Enhanced electrochemical performance of Na0.9Li0.1Mn0.9O2 by MgO coating for sodium-ion batteries

O3-Na0.9Li0.1Mn0.9O2/MgO compounds were synthesized as cathode materials for sodium-ion batteries by high-temperature solid-state and wet chemical methods. The effects of different MgO coating amounts on the crystal structure, surface morphology, and electrochemical properties of O3-NO3-Na0.9Li0.1Mn0.9O2 materials were investigated. The results showed that the appropriate amount of MgO coating had a positive effect on the cyclic and rate performance.
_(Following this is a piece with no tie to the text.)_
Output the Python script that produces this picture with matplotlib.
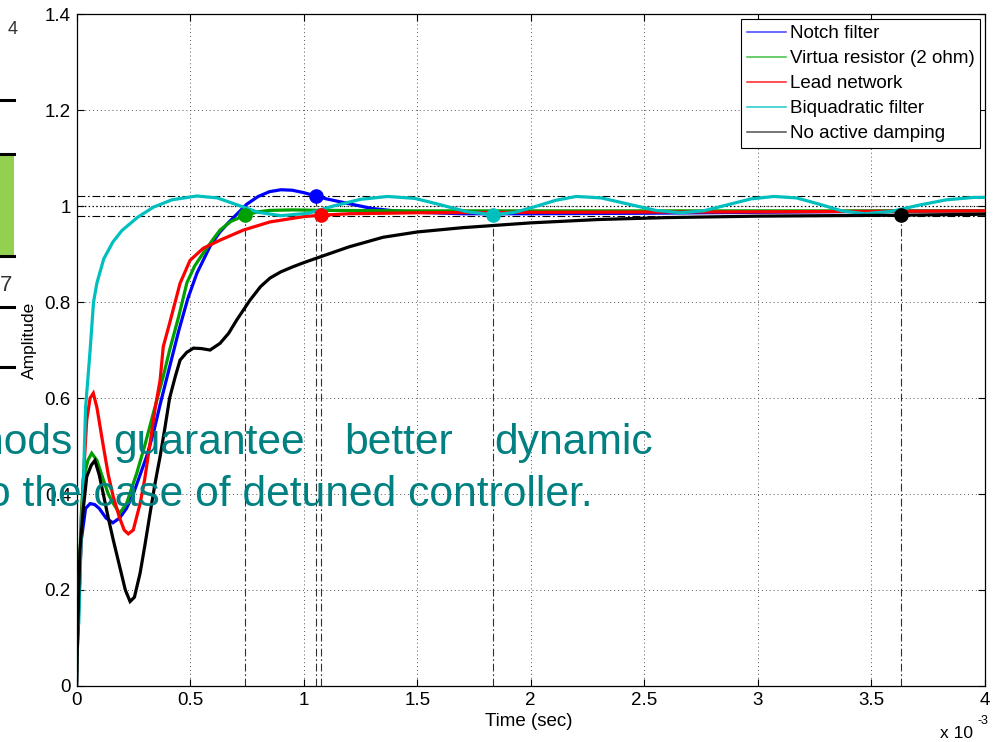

This is attributed to the fact that the MgO layer inhibits harmful side reactions of the electrode material with the electrolyte, which improves structural stability and reduces interfacial transport resistance. Meanwhile, the doped Mg2+ can effectively inhibit the irreversible phase transition. Particularly, the sample of Na0.9Li0.1Mn0.9O2 coated with 2 wt% MgO exhibits high initial discharge specific capacity of 164.9 mAh/g at 0.1C and maintains 83.7% capacity retention after 100 cycles at 0.1C, suggesting enhanced electrochemical performance. Therefore, the surface modification of the material by MgO provides a new strategy for designing high-rate cathode materials for SIBs.